== WHAT THE TASK REQUIRES ==
Each line below is to be written out in full, exactly as shown.

== RECORDED INFORMATION ==
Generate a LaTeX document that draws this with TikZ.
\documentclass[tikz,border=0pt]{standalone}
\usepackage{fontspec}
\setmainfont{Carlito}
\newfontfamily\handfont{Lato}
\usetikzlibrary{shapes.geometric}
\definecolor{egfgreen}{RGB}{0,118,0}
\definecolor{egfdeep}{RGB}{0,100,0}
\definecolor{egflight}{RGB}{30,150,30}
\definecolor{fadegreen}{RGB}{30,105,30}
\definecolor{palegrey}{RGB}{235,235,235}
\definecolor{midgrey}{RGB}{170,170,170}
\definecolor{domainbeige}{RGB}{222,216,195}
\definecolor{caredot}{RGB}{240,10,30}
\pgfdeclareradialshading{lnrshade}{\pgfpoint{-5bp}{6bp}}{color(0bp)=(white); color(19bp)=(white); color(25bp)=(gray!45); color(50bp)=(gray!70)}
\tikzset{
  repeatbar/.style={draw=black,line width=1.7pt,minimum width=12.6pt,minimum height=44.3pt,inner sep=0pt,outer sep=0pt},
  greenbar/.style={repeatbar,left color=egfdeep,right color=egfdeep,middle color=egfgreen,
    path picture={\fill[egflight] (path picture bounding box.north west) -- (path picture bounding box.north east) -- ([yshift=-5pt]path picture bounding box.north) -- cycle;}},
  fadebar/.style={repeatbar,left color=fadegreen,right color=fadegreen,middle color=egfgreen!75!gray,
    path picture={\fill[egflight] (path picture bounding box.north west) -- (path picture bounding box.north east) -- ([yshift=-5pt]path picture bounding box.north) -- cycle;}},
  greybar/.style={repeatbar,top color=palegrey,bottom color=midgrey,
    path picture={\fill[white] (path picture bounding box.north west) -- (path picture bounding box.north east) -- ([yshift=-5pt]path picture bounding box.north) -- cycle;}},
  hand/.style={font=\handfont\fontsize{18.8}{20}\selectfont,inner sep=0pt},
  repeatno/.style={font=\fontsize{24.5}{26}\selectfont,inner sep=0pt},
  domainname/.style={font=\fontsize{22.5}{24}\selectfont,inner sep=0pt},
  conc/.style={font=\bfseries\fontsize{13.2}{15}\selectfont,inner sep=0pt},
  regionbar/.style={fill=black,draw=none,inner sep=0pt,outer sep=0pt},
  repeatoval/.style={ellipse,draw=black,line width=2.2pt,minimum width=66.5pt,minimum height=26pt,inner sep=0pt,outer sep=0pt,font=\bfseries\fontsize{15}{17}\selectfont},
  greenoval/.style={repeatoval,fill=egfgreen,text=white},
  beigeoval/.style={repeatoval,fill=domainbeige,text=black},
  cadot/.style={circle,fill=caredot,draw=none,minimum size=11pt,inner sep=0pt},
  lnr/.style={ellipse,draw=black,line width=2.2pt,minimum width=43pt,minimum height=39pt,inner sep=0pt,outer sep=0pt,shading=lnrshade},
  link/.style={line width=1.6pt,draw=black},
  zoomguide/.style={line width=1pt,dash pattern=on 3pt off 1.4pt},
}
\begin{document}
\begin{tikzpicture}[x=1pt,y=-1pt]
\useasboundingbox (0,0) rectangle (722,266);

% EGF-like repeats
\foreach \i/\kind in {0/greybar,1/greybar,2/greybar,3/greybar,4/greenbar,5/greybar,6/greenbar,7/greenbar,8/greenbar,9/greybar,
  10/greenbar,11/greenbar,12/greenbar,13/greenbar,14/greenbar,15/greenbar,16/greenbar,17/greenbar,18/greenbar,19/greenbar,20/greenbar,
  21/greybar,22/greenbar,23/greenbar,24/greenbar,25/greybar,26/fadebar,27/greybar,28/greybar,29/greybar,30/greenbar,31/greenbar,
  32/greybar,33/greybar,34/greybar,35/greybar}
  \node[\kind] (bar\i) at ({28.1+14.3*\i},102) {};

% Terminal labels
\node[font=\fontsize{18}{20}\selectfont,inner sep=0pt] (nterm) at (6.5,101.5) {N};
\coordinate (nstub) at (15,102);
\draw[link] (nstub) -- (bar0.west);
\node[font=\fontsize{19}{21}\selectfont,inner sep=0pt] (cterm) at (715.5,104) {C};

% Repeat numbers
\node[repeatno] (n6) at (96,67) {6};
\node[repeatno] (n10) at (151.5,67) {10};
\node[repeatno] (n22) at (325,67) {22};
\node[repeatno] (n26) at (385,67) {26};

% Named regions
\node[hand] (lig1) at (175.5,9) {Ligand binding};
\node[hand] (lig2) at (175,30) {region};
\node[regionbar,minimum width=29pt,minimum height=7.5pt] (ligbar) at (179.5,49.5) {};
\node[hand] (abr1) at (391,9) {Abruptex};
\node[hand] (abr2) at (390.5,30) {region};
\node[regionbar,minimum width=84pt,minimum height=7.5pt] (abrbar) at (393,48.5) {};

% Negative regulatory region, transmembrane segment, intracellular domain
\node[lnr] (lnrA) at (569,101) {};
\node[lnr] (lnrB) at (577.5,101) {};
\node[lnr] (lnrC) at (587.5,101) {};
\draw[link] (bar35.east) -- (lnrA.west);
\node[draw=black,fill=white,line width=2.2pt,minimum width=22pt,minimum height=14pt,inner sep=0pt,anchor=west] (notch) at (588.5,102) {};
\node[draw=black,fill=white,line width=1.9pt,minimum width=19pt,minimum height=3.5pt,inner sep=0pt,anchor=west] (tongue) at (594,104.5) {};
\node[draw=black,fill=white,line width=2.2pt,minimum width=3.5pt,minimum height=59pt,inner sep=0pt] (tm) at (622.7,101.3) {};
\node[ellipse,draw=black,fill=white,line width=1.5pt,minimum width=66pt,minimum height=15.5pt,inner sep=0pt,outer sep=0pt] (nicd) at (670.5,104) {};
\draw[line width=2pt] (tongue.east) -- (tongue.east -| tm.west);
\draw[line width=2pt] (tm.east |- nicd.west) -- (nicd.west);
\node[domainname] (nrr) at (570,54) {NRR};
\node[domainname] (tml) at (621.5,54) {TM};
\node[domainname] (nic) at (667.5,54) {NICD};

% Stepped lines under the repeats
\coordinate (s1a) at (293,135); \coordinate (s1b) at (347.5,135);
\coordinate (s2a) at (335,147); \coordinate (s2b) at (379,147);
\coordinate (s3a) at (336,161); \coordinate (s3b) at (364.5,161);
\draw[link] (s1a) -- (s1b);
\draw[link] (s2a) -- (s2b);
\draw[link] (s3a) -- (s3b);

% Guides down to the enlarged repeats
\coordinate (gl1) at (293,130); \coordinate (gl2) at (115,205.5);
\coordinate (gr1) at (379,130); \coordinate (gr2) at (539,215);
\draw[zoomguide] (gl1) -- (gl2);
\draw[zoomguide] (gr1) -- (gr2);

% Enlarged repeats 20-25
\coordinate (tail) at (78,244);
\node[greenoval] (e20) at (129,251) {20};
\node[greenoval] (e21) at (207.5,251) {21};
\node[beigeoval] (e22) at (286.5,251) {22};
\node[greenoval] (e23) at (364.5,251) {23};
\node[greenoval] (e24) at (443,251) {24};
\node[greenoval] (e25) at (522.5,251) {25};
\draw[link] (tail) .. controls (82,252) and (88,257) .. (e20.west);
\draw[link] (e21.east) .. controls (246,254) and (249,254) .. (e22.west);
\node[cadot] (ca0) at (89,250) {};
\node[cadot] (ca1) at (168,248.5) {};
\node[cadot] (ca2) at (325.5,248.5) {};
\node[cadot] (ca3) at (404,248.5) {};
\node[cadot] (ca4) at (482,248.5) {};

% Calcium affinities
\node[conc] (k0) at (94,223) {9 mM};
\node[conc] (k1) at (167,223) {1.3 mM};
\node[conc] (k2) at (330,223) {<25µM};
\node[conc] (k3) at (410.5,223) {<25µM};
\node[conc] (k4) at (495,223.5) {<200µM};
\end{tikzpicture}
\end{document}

== RESULT OF THE TASK ==
Generate a LaTeX document that draws this with TikZ.
\documentclass[tikz,border=0pt]{standalone}
\usepackage{fontspec}
\setmainfont{Carlito}
\newfontfamily\handfont{Lato}
\usetikzlibrary{shapes.geometric}
\definecolor{egfgreen}{RGB}{0,118,0}
\definecolor{egfdeep}{RGB}{0,100,0}
\definecolor{egflight}{RGB}{30,150,30}
\definecolor{fadegreen}{RGB}{30,105,30}
\definecolor{palegrey}{RGB}{235,235,235}
\definecolor{midgrey}{RGB}{170,170,170}
\definecolor{domainbeige}{RGB}{222,216,195}
\definecolor{caredot}{RGB}{240,10,30}
\pgfdeclareradialshading{lnrshade}{\pgfpoint{-5bp}{6bp}}{color(0bp)=(white); color(19bp)=(white); color(25bp)=(gray!45); color(50bp)=(gray!70)}
\tikzset{
  repeatbar/.style={draw=black,line width=1.7pt,minimum width=12.6pt,minimum height=44.3pt,inner sep=0pt,outer sep=0pt},
  greenbar/.style={repeatbar,left color=egfdeep,right color=egfdeep,middle color=egfgreen,
    path picture={\fill[egflight] (path picture bounding box.north west) -- (path picture bounding box.north east) -- ([yshift=-5pt]path picture bounding box.north) -- cycle;}},
  fadebar/.style={repeatbar,left color=fadegreen,right color=fadegreen,middle color=egfgreen!75!gray,
    path picture={\fill[egflight] (path picture bounding box.north west) -- (path picture bounding box.north east) -- ([yshift=-5pt]path picture bounding box.north) -- cycle;}},
  greybar/.style={repeatbar,top color=palegrey,bottom color=midgrey,
    path picture={\fill[white] (path picture bounding box.north west) -- (path picture bounding box.north east) -- ([yshift=-5pt]path picture bounding box.north) -- cycle;}},
  hand/.style={font=\handfont\fontsize{18.8}{20}\selectfont,inner sep=0pt},
  repeatno/.style={font=\fontsize{24.5}{26}\selectfont,inner sep=0pt},
  domainname/.style={font=\fontsize{22.5}{24}\selectfont,inner sep=0pt},
  conc/.style={font=\bfseries\fontsize{13.2}{15}\selectfont,inner sep=0pt},
  regionbar/.style={fill=black,draw=none,inner sep=0pt,outer sep=0pt},
  repeatoval/.style={ellipse,draw=black,line width=2.2pt,minimum width=66.5pt,minimum height=26pt,inner sep=0pt,outer sep=0pt,font=\bfseries\fontsize{15}{17}\selectfont},
  greenoval/.style={repeatoval,fill=egfgreen,text=white},
  beigeoval/.style={repeatoval,fill=domainbeige,text=black},
  cadot/.style={circle,fill=caredot,draw=none,minimum size=11pt,inner sep=0pt},
  lnr/.style={ellipse,draw=black,line width=2.2pt,minimum width=43pt,minimum height=39pt,inner sep=0pt,outer sep=0pt,shading=lnrshade},
  link/.style={line width=1.6pt,draw=black},
  zoomguide/.style={line width=1pt,dash pattern=on 3pt off 1.4pt},
}
\begin{document}
\begin{tikzpicture}[x=1pt,y=-1pt]
\useasboundingbox (0,0) rectangle (722,266);

% EGF-like repeats
\foreach \i/\kind in {0/greybar,1/greybar,2/greybar,3/greybar,4/greenbar,5/greybar,6/greenbar,7/greenbar,8/greenbar,9/greybar,
  10/greenbar,11/greenbar,12/greenbar,13/greenbar,14/greenbar,15/greenbar,16/greenbar,17/greenbar,18/greenbar,19/greenbar,20/greenbar,
  21/greybar,22/greenbar,23/greenbar,24/greenbar,25/greybar,26/fadebar,27/greybar,28/greybar,29/greybar,30/greenbar,31/greenbar,
  32/greybar,33/greybar,34/greybar,35/greybar}
  \node[\kind] (bar\i) at ({28.1+14.3*\i},102) {};

% Terminal labels
\node[font=\fontsize{18}{20}\selectfont,inner sep=0pt] (nterm) at (6.5,101.5) {N};
\coordinate (nstub) at (15,102);
\draw[link] (nstub) -- (bar0.west);
\node[font=\fontsize{19}{21}\selectfont,inner sep=0pt] (cterm) at (715.5,104) {C};

% Repeat numbers
\node[repeatno] (n6) at (96,67) {6};
\node[repeatno] (n10) at (151.5,67) {10};
\node[repeatno] (n22) at (325,67) {22};
\node[repeatno] (n26) at (385,67) {26};

% Named regions
\node[hand] (lig1) at (175.5,9) {Ligand binding};
\node[hand] (lig2) at (175,30) {region};
\node[regionbar,minimum width=29pt,minimum height=7.5pt] (ligbar) at (179.5,49.5) {};
\node[hand] (abr1) at (391,9) {Abruptex};
\node[hand] (abr2) at (390.5,30) {region};
\node[regionbar,minimum width=84pt,minimum height=7.5pt] (abrbar) at (393,48.5) {};

% Negative regulatory region, transmembrane segment, intracellular domain
\node[lnr] (lnrA) at (569,101) {};
\node[lnr] (lnrB) at (577.5,101) {};
\node[lnr] (lnrC) at (587.5,101) {};
\draw[link] (bar35.east) -- (lnrA.west);
\node[draw=black,fill=white,line width=2.2pt,minimum width=22pt,minimum height=14pt,inner sep=0pt,anchor=west] (notch) at (588.5,102) {};
\node[draw=black,fill=white,line width=1.9pt,minimum width=19pt,minimum height=3.5pt,inner sep=0pt,anchor=west] (tongue) at (594,104.5) {};
\node[draw=black,fill=white,line width=2.2pt,minimum width=3.5pt,minimum height=59pt,inner sep=0pt] (tm) at (622.7,101.3) {};
\node[ellipse,draw=black,fill=white,line width=1.5pt,minimum width=66pt,minimum height=15.5pt,inner sep=0pt,outer sep=0pt] (nicd) at (670.5,104) {};
\draw[line width=2pt] (tongue.east) -- (tongue.east -| tm.west);
\draw[line width=2pt] (tm.east |- nicd.west) -- (nicd.west);
\node[domainname] (nrr) at (570,54) {NRR};
\node[domainname] (tml) at (621.5,54) {TM};
\node[domainname] (nic) at (667.5,54) {NICD};

% Stepped lines under the repeats
\coordinate (s1a) at (293,135); \coordinate (s1b) at (347.5,135);
\coordinate (s2a) at (335,147); \coordinate (s2b) at (379,147);
\coordinate (s3a) at (336,161); \coordinate (s3b) at (364.5,161);
\draw[link] (s1a) -- (s1b);
\draw[link] (s2a) -- (s2b);
\draw[link] (s3a) -- (s3b);

% Guides down to the enlarged repeats
\coordinate (gl1) at (293,130); \coordinate (gl2) at (115,205.5);
\coordinate (gr1) at (379,130); \coordinate (gr2) at (539,215);
\draw[zoomguide] (gl1) -- (gl2);
\draw[zoomguide] (gr1) -- (gr2);

% Enlarged repeats 20-25
\coordinate (tail) at (78,244);
\node[greenoval] (e20) at (129,251) {20};
\node[greenoval] (e21) at (207.5,251) {21};
\node[beigeoval] (e22) at (286.5,251) {22};
\node[greenoval] (e23) at (364.5,251) {23};
\node[greenoval] (e24) at (443,251) {24};
\node[greenoval] (e25) at (522.5,251) {25};
\draw[link] (tail) .. controls (82,252) and (88,257) .. (e20.west);
\draw[link] (e21.east) .. controls (246,254) and (249,254) .. (e22.west);
\node[cadot] (ca0) at (89,250) {};
\node[cadot] (ca1) at (168,248.5) {};
\node[cadot] (ca2) at (325.5,248.5) {};
\node[cadot] (ca3) at (404,248.5) {};
\node[cadot] (ca4) at (482,248.5) {};

% Calcium affinities
\node[conc] (k0) at (94,223) {9 mM};
\node[conc] (k1) at (167,223) {1.3 mM};
\node[conc] (k2) at (330,223) {<25µM};
\node[conc] (k3) at (410.5,223) {<25µM};
\node[conc] (k4) at (495,223.5) {<200µM};
\end{tikzpicture}
\end{document}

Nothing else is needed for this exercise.